Whether these advantages will deliver more benefits to members is up to the management team's skills. Some will succeed. Some may not.
The CEO of a $3.5 billion credit union who has done his homework on conversion made these points clearly in a March 1 letter to the editor. He said that if his Utah credit union was forced to convert, lower bank capital requirements and access to secondary capital would mitigate for many years any need for a change in pricing strategies as a result of taxation. Hence, his members would still be well served.
In 2003, faced with the looming reality that credit unions have been permanently "contained," NCUA Chairman Dennis Dollar and the credit union trades launched a campaign to stop conversions. Their "contain and collect" strategy was the only way these threatened industry organizations could be sure of remaining relevant in the face of market-driven business decisions by credit unions to change charter. They had to find a way to close the door Congress had opened. If credit unions were "contained" within the credit union charter, then NCUA and the CU trades would continue to "collect." Who says the bankers and credit unions can't be on the same strategic page?
Desperate to maintain the status quo, the MCUL's CEO tells credit union executives to remain uninformed about the conversion option. He insists, "credit union leaders should stop inviting these people [conversion advisors] into their board rooms." He also uses his league's considerable resources to intimidate and berate those who are bold enough to disagree; and moreover, he applauds the efforts of a dissident minority in stopping the full membership from exercising their democratic rights to vote for or against a conversion.
Despite temporary conversion setbacks and the repeated attempts by conversion opponents to re-frame a business decision into a "good" versus "evil" context, the MSB will continue to provide forward-thinking credit unions with the best escape from being "contained" – either by the bank trade associations, or more evidently by the credit union trade associations and NCUA.

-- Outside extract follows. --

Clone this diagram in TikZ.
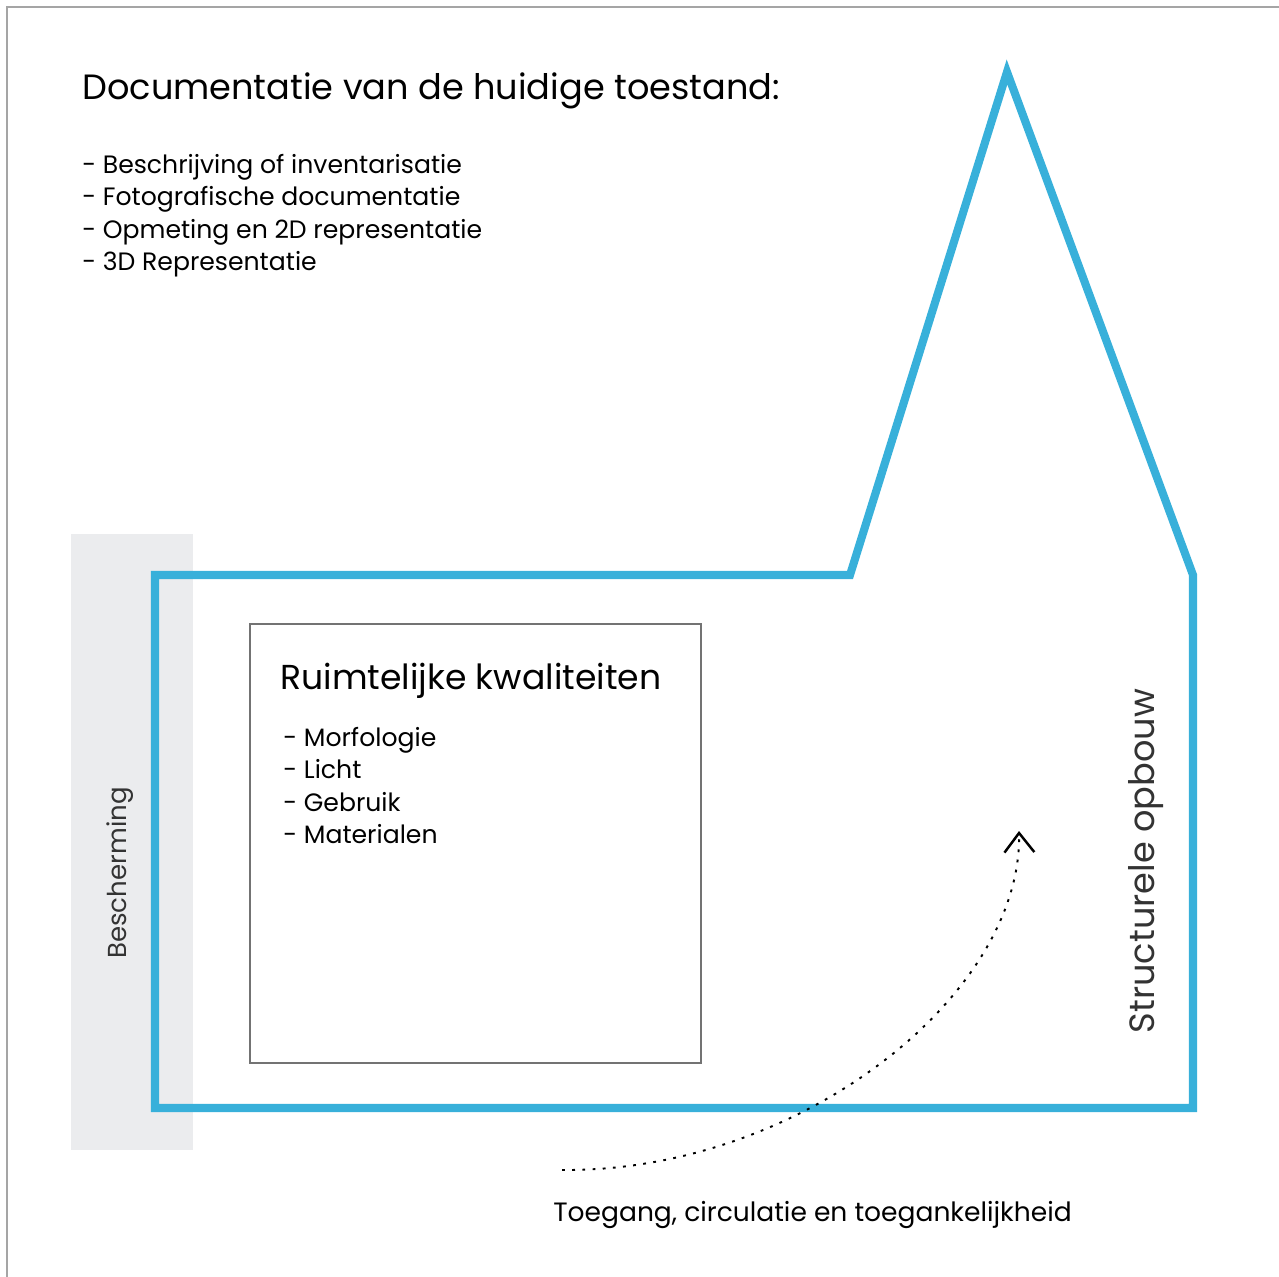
\documentclass[tikz,border=0pt]{standalone}
\usepackage{fontspec}
\setmainfont{Poppins}
\usetikzlibrary{arrows.meta}
\definecolor{house_blue}{RGB}{56,176,218}
\definecolor{band_grey}{RGB}{235,236,238}
\definecolor{frame_grey}{RGB}{165,165,165}
\tikzstyle{title}=[inner sep=0pt,anchor=base west,font=\fontsize{20}{24}\selectfont]
\tikzstyle{item}=[inner sep=0pt,anchor=base west,font=\fontsize{14.3}{16}\selectfont]
\tikzstyle{side}=[inner sep=0pt,rotate=90,text=black!80]
\tikzstyle{none}=[]

\begin{document}
\begin{tikzpicture}[x=0.02cm, y=-0.02cm]
            \fill [white] (0, 0) rectangle (1279, 1277);
            \useasboundingbox (0, 0) rectangle (1279, 1277);
            \draw [frame_grey, line width=1.2pt] (7, 1277) -- (7, 7) -- (1279, 7);
            % grey band and house outline
            \fill [band_grey] (71, 534) rectangle (193, 1150);
            \draw [house_blue, line width=4.6pt, line join=miter]
              (155, 575) -- (850, 575) -- (1007, 72) -- (1193, 575)
              -- (1193, 1108) -- (155, 1108) -- cycle;
            \draw [black!55, line width=0.8pt] (250, 624) rectangle (701, 1063);
            % texts
            \node [style=title] (0) at (82, 100) {Documentatie van de huidige toestand:};
            \node [style=item] (1) at (82, 174) {- Beschrijving of inventarisatie};
            \node [style=item] (2) at (82, 206) {- Fotografische documentatie};
            \node [style=item] (3) at (82, 239) {- Opmeting en 2D representatie};
            \node [style=item] (4) at (82, 271) {- 3D Representatie};
            \node [style=title, font=\fontsize{19.7}{24}\selectfont] (5) at (280, 689) {Ruimtelijke kwaliteiten};
            \node [style=item] (6) at (283, 746) {- Morfologie};
            \node [style=item] (7) at (283, 778) {- Licht};
            \node [style=item] (8) at (283, 811) {- Gebruik};
            \node [style=item] (9) at (283, 843) {- Materialen};
            \node [style=side, font=\fontsize{14.8}{18}\selectfont] (10) at (120, 873) {Bescherming};
            \node [style=side, font=\fontsize{20}{24}\selectfont] (11) at (1146, 861) {Structurele opbouw};
            \node [style=item, font=\fontsize{15.1}{18}\selectfont] (12) at (553, 1221) {Toegang, circulatie en toegankelijkheid};
            % dotted route
            \coordinate (13) at (562, 1170);
            \coordinate (14) at (1019, 831);
            \draw [line width=1.1pt, dash pattern=on 1.6pt off 4.2pt,
              -{Straight Barb[length=11pt,width=17pt,line width=1.4pt]}]
              (13) .. controls (800, 1172) and (1022, 995) .. (14);
    \end{tikzpicture}
\end{document}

After the withdrawal of DFCU's application, conversion opponents may think they now have the upper hand. No doubt they believe they have staunched the bleeding, found a way to fight back, and can intimidate others from trying to run this gauntlet again. I think their optimism should be guarded.
Winston Churchill famously said, after the Allies first meaningful victory in WWII at El Alamein: "This is not the end. This is not even the beginning of the end. But it is the end of the beginning." Time will tell if DFCU is at the beginning of the end of conversions, or the end of the beginning, when NCUA can wield power beyond its Congressional mandate and blatantly impede conversions with brinksmanship, capricious rule-making, and pandering to dissidents.
It will be interesting to see what happens in Congress in the months ahead. Soon, I expect the MSB and its complementary hybrid, the mutual holding company, will become universally accepted business solutions for progressive credit unions. The evolution will continue.